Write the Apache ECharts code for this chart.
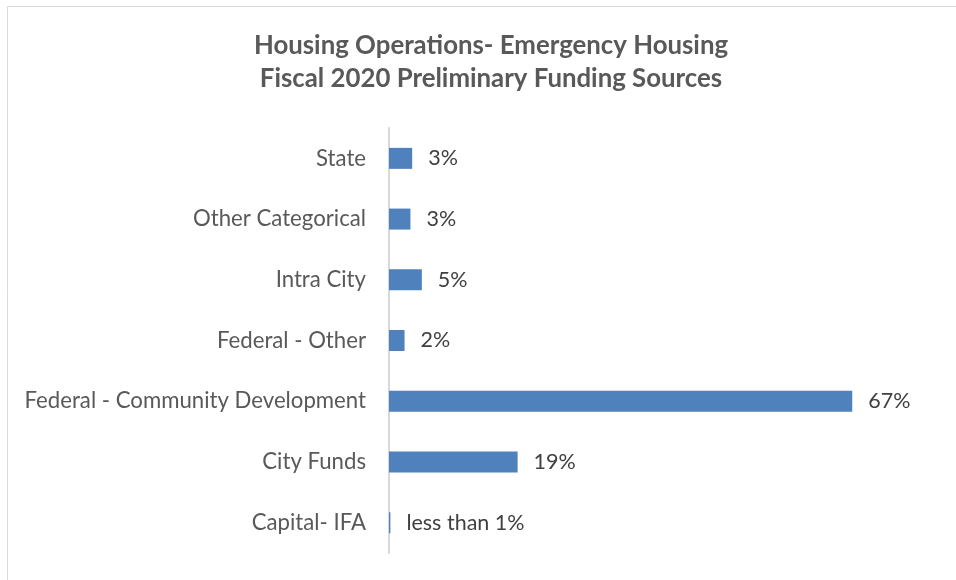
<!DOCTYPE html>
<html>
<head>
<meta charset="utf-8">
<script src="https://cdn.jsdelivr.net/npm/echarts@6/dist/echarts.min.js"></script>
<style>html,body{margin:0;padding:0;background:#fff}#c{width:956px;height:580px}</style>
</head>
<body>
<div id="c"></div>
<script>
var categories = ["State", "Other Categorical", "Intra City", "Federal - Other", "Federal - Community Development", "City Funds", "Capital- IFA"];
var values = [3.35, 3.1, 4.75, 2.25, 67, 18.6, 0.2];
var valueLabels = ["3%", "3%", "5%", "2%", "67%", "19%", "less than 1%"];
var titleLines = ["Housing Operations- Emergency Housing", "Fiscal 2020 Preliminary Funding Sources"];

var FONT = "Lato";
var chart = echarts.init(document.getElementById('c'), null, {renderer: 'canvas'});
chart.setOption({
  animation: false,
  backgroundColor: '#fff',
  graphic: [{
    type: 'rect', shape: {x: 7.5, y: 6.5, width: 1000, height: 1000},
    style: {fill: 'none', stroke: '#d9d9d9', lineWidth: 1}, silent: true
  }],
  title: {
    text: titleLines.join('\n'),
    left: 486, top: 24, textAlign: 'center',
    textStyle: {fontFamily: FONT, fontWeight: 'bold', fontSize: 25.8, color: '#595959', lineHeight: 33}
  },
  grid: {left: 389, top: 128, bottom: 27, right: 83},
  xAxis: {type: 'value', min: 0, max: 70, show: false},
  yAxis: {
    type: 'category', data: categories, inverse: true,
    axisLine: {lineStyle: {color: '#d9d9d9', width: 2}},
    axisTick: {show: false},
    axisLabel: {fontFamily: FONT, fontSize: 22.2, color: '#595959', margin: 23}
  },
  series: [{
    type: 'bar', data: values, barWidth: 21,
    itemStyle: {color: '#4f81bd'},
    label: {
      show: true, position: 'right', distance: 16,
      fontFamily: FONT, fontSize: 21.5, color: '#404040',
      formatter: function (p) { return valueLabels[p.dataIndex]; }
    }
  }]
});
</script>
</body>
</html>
━━━━━━━━━━━━━━━━
» **Directions**
Copy out all the data exactly; skip the pictures.

» **Exercise output**
Write the Apache ECharts code for this chart.
<!DOCTYPE html>
<html>
<head>
<meta charset="utf-8">
<script src="https://cdn.jsdelivr.net/npm/echarts@6/dist/echarts.min.js"></script>
<style>html,body{margin:0;padding:0;background:#fff}#c{width:956px;height:580px}</style>
</head>
<body>
<div id="c"></div>
<script>
var categories = ["State", "Other Categorical", "Intra City", "Federal - Other", "Federal - Community Development", "City Funds", "Capital- IFA"];
var values = [3.35, 3.1, 4.75, 2.25, 67, 18.6, 0.2];
var valueLabels = ["3%", "3%", "5%", "2%", "67%", "19%", "less than 1%"];
var titleLines = ["Housing Operations- Emergency Housing", "Fiscal 2020 Preliminary Funding Sources"];

var FONT = "Lato";
var chart = echarts.init(document.getElementById('c'), null, {renderer: 'canvas'});
chart.setOption({
  animation: false,
  backgroundColor: '#fff',
  graphic: [{
    type: 'rect', shape: {x: 7.5, y: 6.5, width: 1000, height: 1000},
    style: {fill: 'none', stroke: '#d9d9d9', lineWidth: 1}, silent: true
  }],
  title: {
    text: titleLines.join('\n'),
    left: 486, top: 24, textAlign: 'center',
    textStyle: {fontFamily: FONT, fontWeight: 'bold', fontSize: 25.8, color: '#595959', lineHeight: 33}
  },
  grid: {left: 389, top: 128, bottom: 27, right: 83},
  xAxis: {type: 'value', min: 0, max: 70, show: false},
  yAxis: {
    type: 'category', data: categories, inverse: true,
    axisLine: {lineStyle: {color: '#d9d9d9', width: 2}},
    axisTick: {show: false},
    axisLabel: {fontFamily: FONT, fontSize: 22.2, color: '#595959', margin: 23}
  },
  series: [{
    type: 'bar', data: values, barWidth: 21,
    itemStyle: {color: '#4f81bd'},
    label: {
      show: true, position: 'right', distance: 16,
      fontFamily: FONT, fontSize: 21.5, color: '#404040',
      formatter: function (p) { return valueLabels[p.dataIndex]; }
    }
  }]
});
</script>
</body>
</html>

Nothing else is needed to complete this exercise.